L'essai fait découvrir les Wheelchair Wonders, première équipe montréalaise de basketball en fauteuil roulant en 1950, et des pionniers comme Errol Paillé, qui a introduit le rugby en fauteuil roulant dans la province, ou Roger Mondor, fondateur de la Fédération des loisirs et des sports pour handicapés du Québec (1969). Il rappelle le travail essentiel de Monique Lefebvre, fondatrice du Défi sportif AlterGo, de l'entraîneur de rugby André Asselin et de la joueuse de tennis Hélène Simard, entre autres.

Le parcours du grand marathonien en fauteuil roulant André Viger, entrepreneur et innovateur dans l'âme, occupe une place de choix.

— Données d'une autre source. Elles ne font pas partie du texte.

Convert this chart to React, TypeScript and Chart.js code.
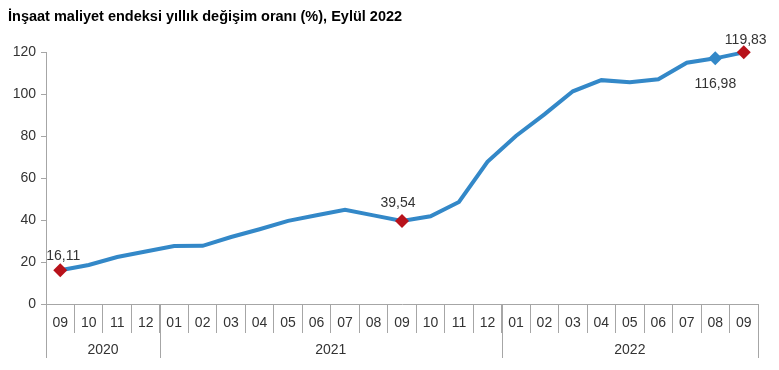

Au lancement à l'Institut national du sport du Québec, au Parc olympique de Montréal, Chantal Petitclerc a relaté comment Viger, à la fin des années 80, avait engueulé un organisateur d'une course de 10 km qui refusait de les laisser s'élancer.

«J'avais plus peur d'André que de l'organisateur!» s'est souvenue en riant celle qui signe la préface du livre. (Oui, ils ont couru.)

Frondeuse, Petitclerc s'était frottée à Pierre Foglia aux Jeux du Commonwealth d'Auckland, en 1990, où une épreuve en fauteuil roulant était présentée en démonstration. Elle déplorait entre autres que ses collègues soient logés à l'extérieur du Village des athlètes. Peu impressionné de prime abord, le chroniqueur de La Presse s'était finalement rangé aux arguments de la jeune athlète avec qui il a maintenu une relation, disons, musclée durant toute sa carrière.

«Les gens nous prêtaient une espèce de mission: vous voulez faire avancer le monde, changer les choses, mais la réalité, c'est que tout ça, c'était beaucoup un effet secondaire d'athlètes qui voulaient juste gagner une course», a précisé Chantal Petitclerc, presque étonnée de l'impact que ses pairs et elle ont pu avoir sur la société.

PHOTO FRANÇOIS ROY, LA PRESSE

Chantal Petitclerc

Très complet et abondamment illustré, Au-delà des limites ne fait pas l'économie des débats et controverses qui ont marqué le sport adapté au fil des années.

Pour Donald Royer, son engagement initial auprès d'une «population spéciale», comme on disait à l'époque, s'est mué en une passion qui ne s'est jamais démentie.

«J'étais heureux de mon implication parce que j'ai senti que j'apportais non pas de la pitié, mais une collaboration importante à une population qui pouvait très bien être sportive et apprécier les défis», a-t-il dit.

Au-delà des limites: l'histoire des sports en fauteuil roulant, Judith Lussier et Donald Royer, Flammarion Québec, 192 pages.